Die Zeitschrift LOTTA hat einen lesenswerten Artikel zum Attentat auf Henriette Reker veröffentlich, in der eine Kontextualisierung von Tat und der Täter vorgenommen wird. Die Autor_innen schreiben:
Der Mordanschlag auf Henriette Reker war eine rechtsterroristische Tat, darauf deuten alle zur Verfügung stehenden Informationen hin. Frank S. hat den Angriff offenbar genau vorbereitet. Medienberichten zufolge vernichtete er zuvor sämtliche Dokumente in seiner Wohnung und entsorgte seine Festplatten. Nach der Bluttat ließ er sich widerstandslos festnehmen und lieferte direkt die politische Begründung für seine Tat. Sein Opfer wählte er gezielt aus: Er griff Henriette Reker, die Sozialdezernentin der Stadt Köln, als Repräsentantin einer in seinen Augen verfehlten und schädlichen Asylpolitik an. Und er verübte seine Tat zu einem Zeitpunkt, als er mit der größtmöglichen Aufmerksamkeit rechnen konnte: am Tag vor der Kommunalwahl, bei der Henriette Reker als Oberbürgermeisterin kandidierte.
Der Artikel beschäftigt sich auch mit der Diskussion zu so genannten „lone wolves“:
Ein erstes psychologisches Gutachten kommt zu dem Ergebnis, dass beim Attentäter Frank S. keine eingeschränkte Schuldfähigkeit festzustellen ist. Durch die schnelle Veröffentlichung der Informationen über den politischen Hintergrund von S. wurde die in ähnlichen Fällen übliche Erzählung des „Einzeltäters“ verhindert. Michael Berger, der 2000 drei Polizisten in Dortmund und Waltrop erschoss, wurde als „psychisch gestörter Einzeltäter“ dargestellt, obwohl sich herausstellte, dass er DVU-Mitglied war und in Kontakt mit der „Kameradschaft Dortmund“ stand.
Drei Jahre später richtete Thomas A. in Overath einen Rechtsanwalt sowie dessen Tochter und Lebensgefährtin hin. Obwohl Thomas A. die Tat zusammen mit seiner Partnerin Jennifer D. verübte und Kontakt zu weiteren Neonazis hatte, mit denen er in einer Gruppe namens „33. SS/SD-Division Götterdämmerung“ vereint war, wurde auch dieser Fall entpolitisiert und A. pathologisiert. Daran konnte auch nichts ändern, dass A. seine Tat explizit als politische verstanden hat und dies auch gegenüber den Ermittlern zum Ausdruck brachte.

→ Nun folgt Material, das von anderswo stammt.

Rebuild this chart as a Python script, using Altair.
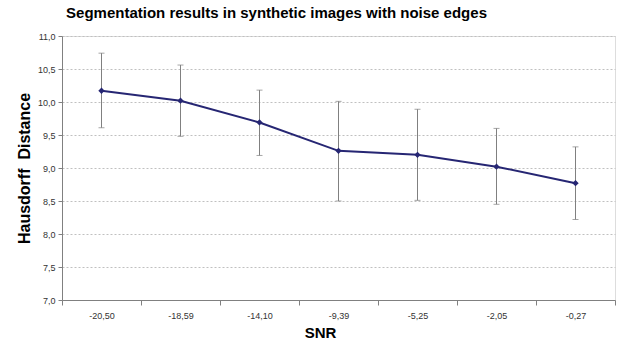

In der politikwissenschaftlichen Diskussion werden Attentäter wie Berger und S., die ihre Taten als Einzelne durchführen, oftmals als „lone wolves“ („Einsame Wölfe“) bezeichnet. Der Begriff führt zu Missverständnissen, denn diese „lone wolf“-Attentäter sind nicht komplett isoliert. Das antifaschistische Magazin „Searchlight“ hat eine umfangreiche Analyse zu „lone wolves“ veröffentlicht, die zu den Schluss kommt, dass von allen bekannten entsprechenden Tätern in Großbritannien nur einer wirklich isoliert war, alle anderen waren in irgendeiner Weise in Szene- und Organisationszusammenhänge eingebunden oder haben den Diskurs der extremen Rechten rezipiert. Die „Searchlight“-Autoren zitieren einen FBI-Analysten, der auch in Bezug auf die USA zu diesem Ergebnis kommt und als einzigen wirklichen Einzeltäter den „Unabomber“ Theodore Kaczynski bezeichnet, der zwischen 1978 und 1995 Briefbomben verschickt hat.